I was really surprised, but these were sedan tires, and every driver in the family was using our Dodge Spirit. We had a flat, changed it out and THEN discovered that these were the Original Michelins, that came with the car when we bought it brand new!
I didn't know anything about tire rotation then, Except I went for new tires on another car round about the same year as this, and some girl who worked at the place I USED to buy tires from, chewed me out for NOT realizing the necessity of rotating my tires.
All I can say is Consider Michelins, because I still think that they make some of the best tires on the market. Also consider what my DH decided to do on our trailer, and mount up TWO spares. If you ever need them, you'll thank me.

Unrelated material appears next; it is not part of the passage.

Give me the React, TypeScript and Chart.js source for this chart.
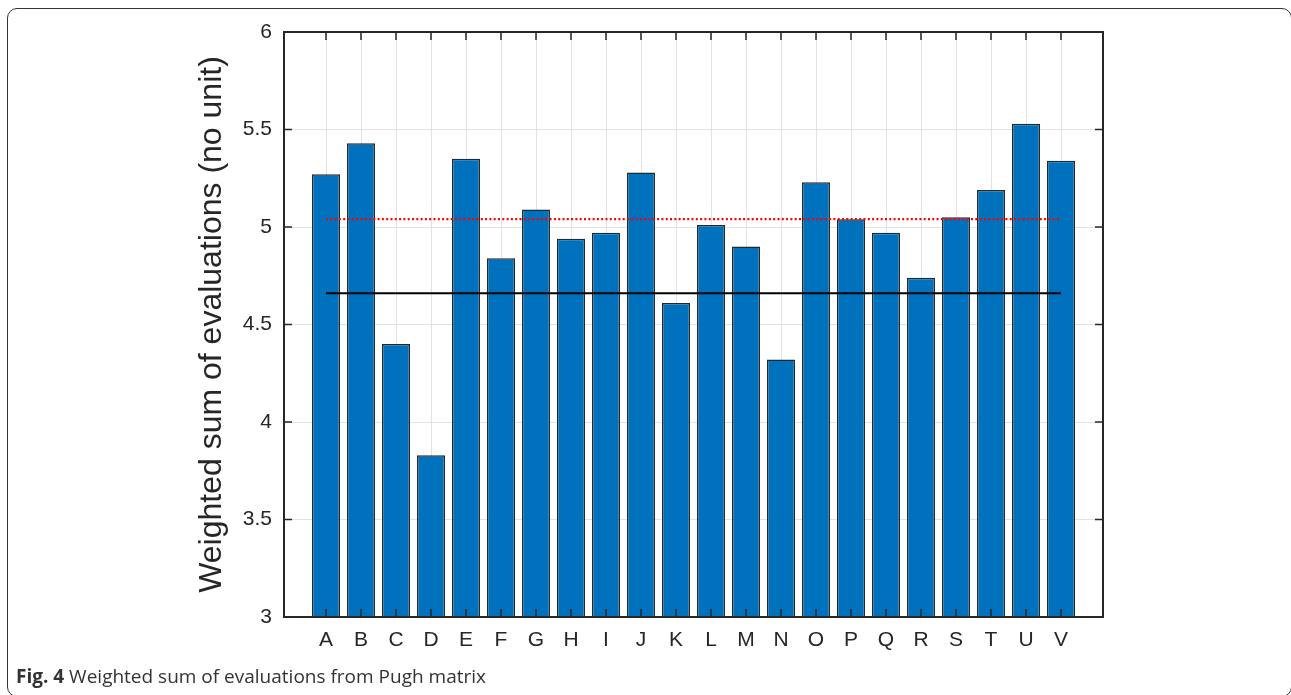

Good luck on your search. You have put a lot more thought into it than I have, so I can benefit from YOUR research!!
Michelin makes wonderful tires....and owning a Michelin tire distributorship until 2010..I never ran anything else on any of our vehicles/RVs and heavy trucks. Retired and moved to SW Utah full-time. On my Dakota, F150 AND F250 I regrettably had to switch to a different brand (Cooper AT3) as I was constantly cutting slits in the Michelins on our gavel/shale/cinder roads. I got waaaaay to good at changing tires. The Coopers are a better TRUE AT tire in my environment. If you don't go off road much, the Michelin product is very hard to beat IMO.

I always carry two trailer spares, that's very good advice.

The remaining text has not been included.